I media si scansano
Un saggio di Fabio Martini della Stampa racconta il ruolo laterale e protagonista insieme del giornalismo italiano negli sviluppi politici, da Berlusconi a quelli che ci sono ora
Fabio Martini, inviato della Stampa che da molti anni è uno dei più importanti ed esperti giornalisti che si occupano di politica sulle testate maggiori, ha scritto per il trimestrale Rivista di Politica una estesa e accurata – e assai critica – ricostruzione del ruolo dei mezzi di informazione italiani nella costruzione degli sviluppi politici dalla fine della “Prima Repubblica” a oggi: con particolare attenzione alla loro partecipazione al successo dei “populismi” italiani e agli sviluppi più attuali. Questi sono alcuni passaggi di Martini, il testo completo è qui.
Una complicità “involontaria”, quella del populismo mediatico, tipica degli ultimi decenni, ma che si intreccia con una complicità di più antica data. Il giornalismo italiano ha scritto grandi pagine in tutte le stagioni – dal pre-fascismo al dopo-Tangentopoli – ma senza mai sentire come propria una vocazione al quarto potere e interpretando semmai una tendenza al fiancheggiamento di tutti i poteri. Poteri non necessariamente di governo. Anche di opposizione. Con un consociativismo diffuso in tutti i rami dell’informazione: i giornalisti giudiziari sono indulgenti con i magistrati, i critici cinematografici con i grandi registi e lo stesso vale per il giornalismo sportivo, culturale, sindacale, per non parlare di quello economico. Con una tentazione comune: partecipare al gioco, consigliare il potente. Condizionarlo. Dettargli la linea.
[…] oggi i vecchi media – per quanto meno creduti di un tempo – sono capaci di “produrre” più effetti politici che nel passato. Proprio nello spirito del proverbiale affresco di Forcella vale la pena riprendere la riflessione critica e autocritica, intanto da parte di quei giornalisti – come chi scrive – che sono “autori” del racconto della politica di questi anni. Se l’escalation delle forze anti-sistema in Italia sinora è stata nettamente più potente che altrove – anche più degli Stati Uniti, dove Donald Trump ha preso quasi tre milioni in meno di Hillary Clinton – le ragioni non possono che esser tante e tra queste è interessante mettere a fuoco se e quale sia stato il concorso dei media.

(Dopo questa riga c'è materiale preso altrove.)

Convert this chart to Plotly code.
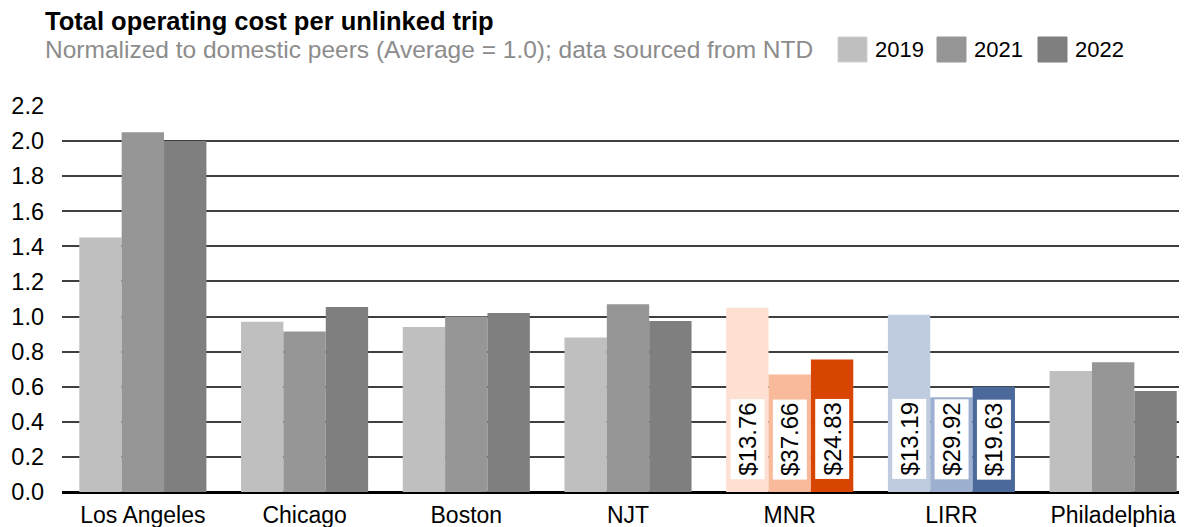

[…] Ma il genere giornalistico che si afferma in questi anni – e diventerà presto tipico della tradizione italiana – è il retroscena. Una “testatina” che nasce nell’autunno del 1990[7] con l’idea di accendere i riflettori dietro la scena, scavando tra parole, pensieri e fatti che prendono luce per effetto della capacità del giornalista. Un lavoro che, quando è ben fatto, è di grande soddisfazione per il lettore. Per molti anni un luogo di qualità. Ma come tutti i generi di successo, inflazionandosi, da una parte diventa maniera, dall’altro attira l’interferenza interessata dai politici. Come ha spiegato una volta per tutte nel 2017 Guido Quaranta, per tanti anni pioniere solitario di un giornalismo irriverente: «Oggi mi sembra che i retroscena siano dettati dai politici, sui giornali finiscono le frasi che loro hanno interesse a far uscire, per scambiarsi qualche messaggio in codice».
Oltretutto nel retroscena le notizie vere talora si intrecciano con virgolettati apocrifi e notizie più orecchiate che vere. Teoricamente notizie destabilizzanti e invece raramente scattano le smentite. O perché il politico di turno (o il suo spin-doctor) sono gli autori occulti di quelle indiscrezioni. Oppure perché è comodo far credere che la notizia sia vera. Anche se è falsa. Ma la parziale deformazione della realtà si consuma per tante vie. Per non perdere troppo terreno dalla tv, i grandi giornali hanno dato sempre maggior spazio ad una titolazione enfatica, un fenomeno che ha fatto scrivere a Pietro Citati: «Grandi titoli irreali annunciano gli avvenimenti; e spesso non hanno alcun rapporto coi fatti né coi resoconti, come una incantevole musica astratta».
In definitiva i retroscena e i titoli irreali sono due porti franchi nei quali vero, parzialmente vero e falso convivono. In definitiva sui giornali – oltre a tanto e solido prodotto professionale – si esprime un linguaggio convenzionale, al confine tra verità ed esagerazione, al quale finiscono per assuefarsi sia chi scrive, sia chi legge. Tutti pienamente consapevoli che ciò che è pubblicato, può essere vero, esagerato, ma anche falso. E alla lunga questo fenomeno, da una parte erode la credibilità dei giornali e al tempo stesso sdogana la categoria del verosimile, che al momento opportuno sarà sposata con entusiasmo dai politici.